In the 1990s, the finger heart gesture was called the "Timid V" (소심한 브이) in South Korea. This term was used by South Korean baby boomers and Generation X, but as they ended, the MZ generation began to call it the finger heart in the 2000s. By the 2010s, it had become widely accepted in South Korea, and spread to the rest of the world as a part of the Korean Wave. Before the appearance of finger hearts, it was common to make small hearts with two hands or to make large hearts by raising and curving both arms above the head. Heart gestures using both hands and arms also have been performed worldwide, but finger hearts are also called Korean Finger Hearts because of its association with the rise of South Korean pop culture.

In South Korea, it is a popular symbol among Korean celebrities (namely actors and singers) and their fans, and popularly performed using the thumb and index finger.

Although various instances of finger hearts may be found from before 2010 (namely in K-pop musician G-Dragon's childhood photo), finger hearts are considered to have been first popularized by actress Kim Hye-soo then in the K-pop community by Infinite's Nam Woohyun in 2011.

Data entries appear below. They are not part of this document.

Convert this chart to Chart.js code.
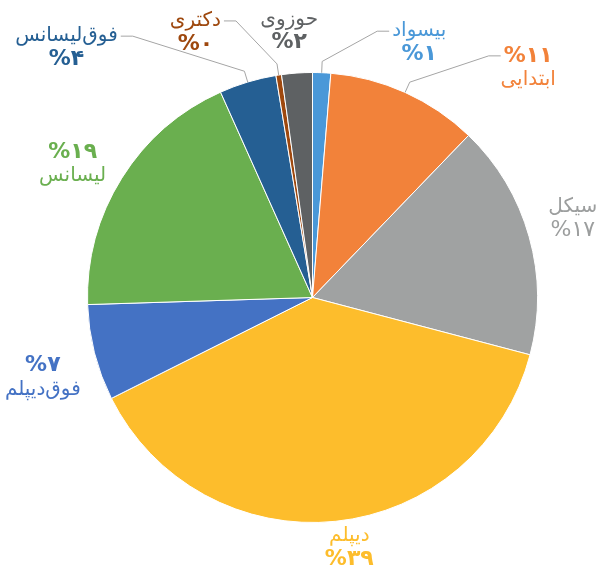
<!DOCTYPE html>
<html>
<head>
<meta charset="utf-8">
<script src="https://cdn.jsdelivr.net/npm/chart.js@4"></script>
<style>
  body { margin: 0; background: #fff; }
  canvas { display: block; }
</style>
</head>
<body>
<canvas id="eduChart" width="610" height="572"></canvas>
<script>
// سطح تحصیلات - ترتیب ساعتگرد از بالا
const categories = ['بیسواد', 'ابتدایی', 'سیکل', 'دیپلم', 'فوق‌دیپلم', 'لیسانس', 'فوق‌لیسانس', 'دکتری', 'حوزوی'];
const shares = [1.3, 10.9, 16.9, 38.5, 6.9, 18.8, 4.1, 0.4, 2.2];
const sliceColors = ['#4a98d8', '#f2823a', '#a0a2a2', '#fdbd2c', '#4472c4', '#6aaf4f', '#255f93', '#9e480e', '#5e6163'];
const textColors = ['#4a98d8', '#f2823a', '#9c9e9e', '#fdbd2c', '#4472c4', '#6aaf4f', '#255f93', '#9e480e', '#5e6163'];

// جای برچسب‌ها: زاویه از بالا (درجه)، فاصله نسبت به شعاع
const labelPlace = [
    { a: 22.7, k: 1.23, pctFirst: false, bold: true,  leader: 'left' },
    { a: 43.2, k: 1.40, pctFirst: true,  bold: true,  leader: 'left' },
    { a: 73.0, k: 1.21, pctFirst: false, bold: false, leader: null },
    { a: 171.6, k: 1.12, pctFirst: false, bold: true, leader: null },
    { a: 253.5, k: 1.25, pctFirst: true, bold: true,  leader: null },
    { a: 299.1, k: 1.22, pctFirst: true, bold: true,  leader: null },
    { a: 315.5, k: 1.56, pctFirst: false, bold: true, leader: 'right' },
    { a: 336.2, k: 1.29, pctFirst: false, bold: true, leader: 'right' },
    { a: 355.0, k: 1.19, pctFirst: false, bold: true, leader: null }
];

const faDigits = '۰۱۲۳۴۵۶۷۸۹';
function toFa(n) {
    return String(n).split('').map(d => faDigits[+d]).join('');
}

const FONT = '"DejaVu Sans", sans-serif';

const pieLabels = {
    id: 'pieLabels',
    afterDraw(chart) {
        const ctx = chart.ctx;
        const arcs = chart.getDatasetMeta(0).data;
        const total = shares.reduce((s, v) => s + v, 0);
        ctx.save();
        ctx.textAlign = 'center';
        ctx.textBaseline = 'middle';
        arcs.forEach((arc, i) => {
            const p = labelPlace[i];
            const cx = arc.x, cy = arc.y, r = arc.outerRadius;
            const rad = p.a * Math.PI / 180;
            const lx = cx + Math.sin(rad) * r * p.k;
            const ly = cy - Math.cos(rad) * r * p.k;
            const pct = '%' + toFa(Math.round(shares[i] / total * 100));
            const nameY = p.pctFirst ? ly + 12 : ly - 11;
            const pctY = p.pctFirst ? ly - 12 : ly + 12;

            ctx.fillStyle = textColors[i];
            ctx.direction = 'rtl';
            ctx.font = '20px ' + FONT;
            ctx.fillText(categories[i], lx, nameY);
            const nameW = ctx.measureText(categories[i]).width;
            ctx.direction = 'ltr';
            ctx.font = (p.bold ? 'bold ' : '') + '22px ' + FONT;
            ctx.fillText(pct, lx, pctY);

            if (p.leader) {
                const mid = (arc.startAngle + arc.endAngle) / 2;
                const x0 = cx + Math.cos(mid) * r;
                const y0 = cy + Math.sin(mid) * r;
                const x1 = cx + Math.cos(mid) * r * 1.05;
                const y1 = cy + Math.sin(mid) * r * 1.05;
                const ty = p.pctFirst ? pctY : nameY;
                const tw = p.pctFirst ? ctx.measureText(pct).width : nameW;
                const dir = p.leader === 'left' ? -1 : 1;
                const xe = lx + dir * (tw / 2 + 3);
                ctx.strokeStyle = '#a5a5a5';
                ctx.lineWidth = 1;
                ctx.beginPath();
                ctx.moveTo(x0, y0);
                ctx.lineTo(x1, y1);
                ctx.lineTo(xe + dir * 12, ty);
                ctx.lineTo(xe, ty);
                ctx.stroke();
            }
        });
        ctx.restore();
    }
};

new Chart(document.getElementById('eduChart'), {
    type: 'pie',
    data: {
        labels: categories,
        datasets: [{
            data: shares,
            backgroundColor: sliceColors,
            borderColor: '#ffffff',
            borderWidth: 1
        }]
    },
    options: {
        responsive: false,
        animation: false,
        layout: { padding: { top: 72, bottom: 49, left: 87, right: 72 } },
        plugins: {
            legend: { display: false },
            tooltip: { enabled: false }
        }
    },
    plugins: [pieLabels]
});
</script>
</body>
</html>
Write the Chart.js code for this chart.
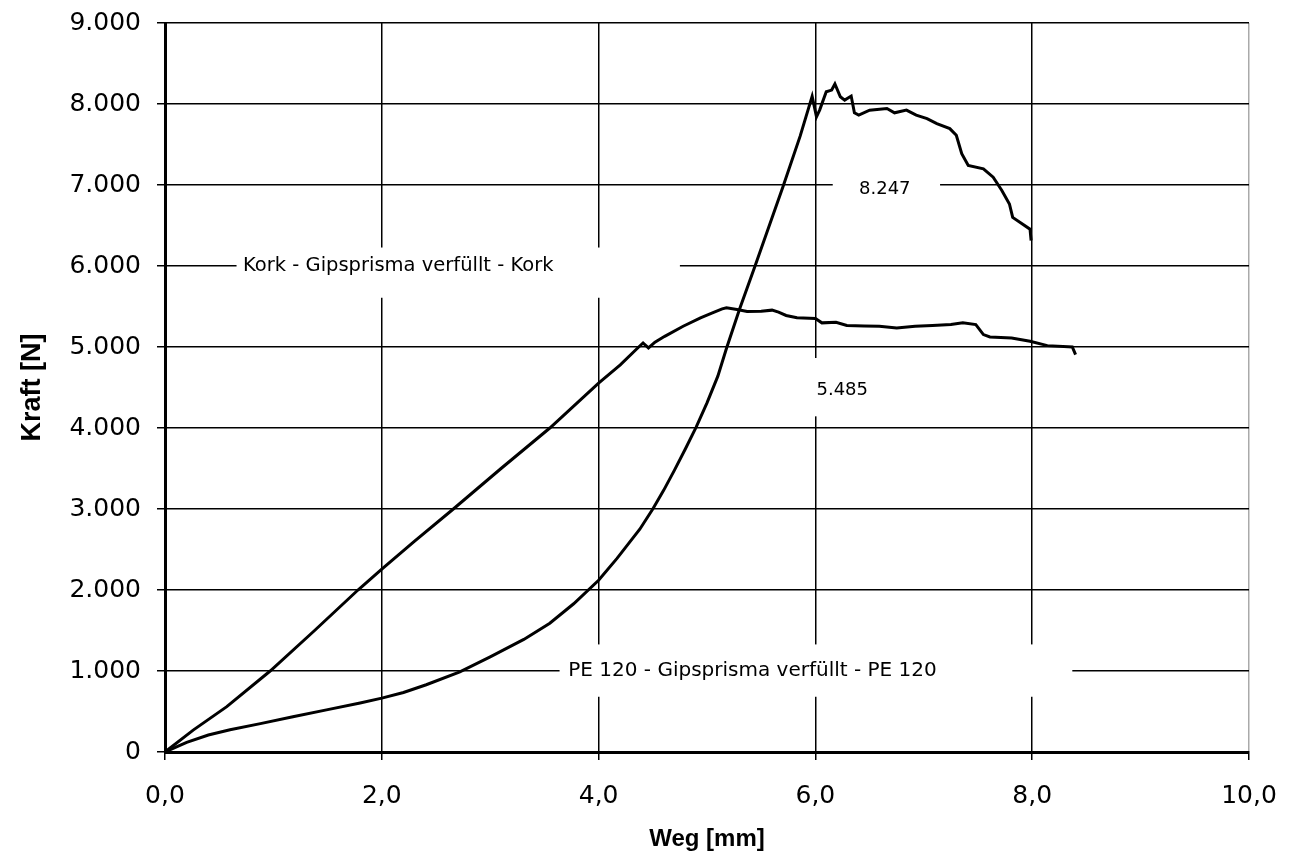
<!DOCTYPE html>
<html><head><meta charset="utf-8">
<script src="https://cdn.jsdelivr.net/npm/chart.js@4/dist/chart.umd.min.js"></script>
<style>html,body{margin:0;padding:0;background:#fff}</style>
</head><body>
<canvas id="c" width="1291" height="862"></canvas>
<script>
// ---- data ----
const xTickValues = [0, 2, 4, 6, 8, 10];
const yTickValues = [0, 1000, 2000, 3000, 4000, 5000, 6000, 7000, 8000, 9000];
const seriesNames = ['Kork - Gipsprisma verfüllt - Kork', 'PE 120 - Gipsprisma verfüllt - PE 120'];
const peakLabels = ['5.485', '8.247'];

const korkWeg = [0, 0.26, 0.57, 0.97, 1.38, 1.78, 2.0, 2.3, 2.66, 3.1, 3.55, 4.0, 4.2, 4.37, 4.41, 4.46, 4.52, 4.61, 4.78, 4.94, 5.05, 5.14, 5.18, 5.29, 5.37, 5.5, 5.6, 5.66, 5.73, 5.83, 6.0, 6.06, 6.19, 6.29, 6.45, 6.59, 6.75, 6.92, 7.08, 7.25, 7.36, 7.48, 7.55, 7.61, 7.81, 7.98, 8.14, 8.37, 8.40];
const korkKraft = [0, 270, 560, 1000, 1500, 2000, 2258, 2600, 3000, 3500, 4000, 4553, 4780, 5000, 5050, 4988, 5060, 5132, 5256, 5360, 5420, 5470, 5485, 5460, 5438, 5440, 5455, 5430, 5389, 5360, 5352, 5298, 5306, 5265, 5260, 5256, 5236, 5256, 5265, 5277, 5298, 5277, 5153, 5124, 5112, 5070, 5017, 5000, 4905];

const peWeg = [0, 0.2, 0.4, 0.6, 0.88, 1.18, 1.49, 1.8, 2.0, 2.2, 2.41, 2.72, 3.0, 3.31, 3.55, 3.77, 4.0, 4.17, 4.38, 4.5, 4.6, 4.7, 4.8, 4.9, 5.0, 5.1, 5.18, 5.3, 5.44, 5.57, 5.70, 5.86, 5.97, 6.01, 6.04, 6.1, 6.15, 6.18, 6.23, 6.27, 6.33, 6.36, 6.40, 6.5, 6.66, 6.73, 6.84, 6.93, 7.03, 7.12, 7.24, 7.30, 7.35, 7.41, 7.55, 7.64, 7.72, 7.79, 7.82, 7.98, 7.99];
const peKraft = [0, 120, 210, 275, 350, 435, 520, 605, 665, 735, 830, 990, 1175, 1390, 1590, 1830, 2120, 2390, 2750, 3000, 3230, 3480, 3740, 4010, 4310, 4640, 4984, 5467, 5988, 6480, 6975, 7606, 8094, 7841, 7928, 8151, 8172, 8247, 8089, 8048, 8098, 7891, 7862, 7924, 7944, 7891, 7924, 7862, 7820, 7758, 7696, 7614, 7386, 7241, 7200, 7097, 6932, 6766, 6600, 6455, 6315];

// ---- label placement (data units) ----
const labelText = [seriesNames[0], seriesNames[1], peakLabels[1], peakLabels[0]];
const labelSize = [19.5, 20, 18, 18];
const labelAnchorX = [0.72, 3.72, 6.64, 6.01];
const labelAnchorY = [6000, 1000, 6950, 4467];
const labelAlign = ['left', 'left', 'center', 'left'];
const boxX1 = [0.66, 3.64, 6.16, 5.93];
const boxX2 = [4.75, 8.37, 7.15, 6.82];
const boxY1 = [6228, 1328, 7283, 4864];
const boxY2 = [5608, 682, 6600, 4144];

const toPoints = (xs, ys) => xs.map((v, i) => ({x: v, y: ys[i]}));
const fmtThousands = v => String(v).replace(/\B(?=(\d{3})+(?!\d))/g, '.');

const labelPlugin = {
  id: 'boxLabels',
  beforeDatasetsDraw(chart) {
    const {ctx, scales: {x, y}} = chart;
    ctx.save();
    labelText.forEach((t, i) => {
      const x1 = x.getPixelForValue(boxX1[i]), x2 = x.getPixelForValue(boxX2[i]);
      const y1 = y.getPixelForValue(boxY1[i]), y2 = y.getPixelForValue(boxY2[i]);
      ctx.fillStyle = '#fff';
      ctx.fillRect(Math.min(x1, x2), Math.min(y1, y2), Math.abs(x2 - x1), Math.abs(y2 - y1));
      ctx.fillStyle = '#000';
      ctx.font = labelSize[i] + 'px "DejaVu Sans"';
      ctx.textAlign = labelAlign[i];
      ctx.textBaseline = 'middle';
      ctx.fillText(t, x.getPixelForValue(labelAnchorX[i]), y.getPixelForValue(labelAnchorY[i]));
    });
    ctx.restore();
  }
};

new Chart(document.getElementById('c'), {
  type: 'line',
  data: {
    datasets: [
      {label: seriesNames[0], data: toPoints(korkWeg, korkKraft), borderColor: '#000', borderWidth: 3, pointRadius: 0, fill: false, tension: 0},
      {label: seriesNames[1], data: toPoints(peWeg, peKraft), borderColor: '#000', borderWidth: 3, pointRadius: 0, fill: false, tension: 0}
    ]
  },
  options: {
    responsive: false,
    animation: false,
    devicePixelRatio: 1,
    layout: {padding: {top: 23, right: 42, left: 0, bottom: 0}},
    plugins: {legend: {display: false}, tooltip: {enabled: false}},
    scales: {
      x: {
        type: 'linear', min: 0, max: 10,
        afterBuildTicks: s => { s.ticks = xTickValues.map(v => ({value: v})); },
        afterFit: s => { s.height = 110; s.paddingLeft = 0; s.paddingRight = 0; },
        ticks: {callback: v => v.toFixed(1).replace('.', ','), font: {family: 'DejaVu Sans', size: 25}, color: '#000', padding: 21, maxRotation: 0},
        grid: {color: c => (c.tick && c.tick.value === 10) ? '#aaa' : '#000', lineWidth: 1.5, tickLength: 8, tickColor: '#000'},
        border: {color: '#000', width: 3},
        title: {display: true, text: 'Weg [mm]', font: {family: 'Liberation Sans', size: 24, weight: 'bold'}, color: '#000', padding: {top: 0, bottom: 8}}
      },
      y: {
        type: 'linear', min: 0, max: 9000,
        afterBuildTicks: s => { s.ticks = yTickValues.map(v => ({value: v})); },
        afterFit: s => { s.width = 165; s.paddingTop = 0; s.paddingBottom = 0; },
        ticks: {callback: v => fmtThousands(v), font: {family: 'DejaVu Sans', size: 25}, color: '#000', padding: 16},
        grid: {color: '#000', lineWidth: 1.5, tickLength: 8, tickColor: '#000'},
        border: {color: '#000', width: 3},
        title: {display: true, text: 'Kraft [N]', font: {family: 'Liberation Sans', size: 27, weight: 'bold'}, color: '#000', padding: {top: 16, bottom: 0}}
      }
    }
  },
  plugins: [labelPlugin]
});
</script>
</body></html>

The thumb and index finger gesture has become popular across Asia due to the popularity of K-pop and Korean dramas. Notable South Korean celebrities – including G-Dragon and PSY – as well as groups including Exo and BTS, have popularized the gesture to a wider international audience.

During the 2018 Winter Olympics in Pyeongchang, The North Face provided gloves with highlighted thumb and index finger sleeves to highlight this symbol.

In 2021 the finger heart was added to Unicode 14.0 and Emoji 14.0 with the codepoint as "Hand with Index Finger and Thumb Crossed".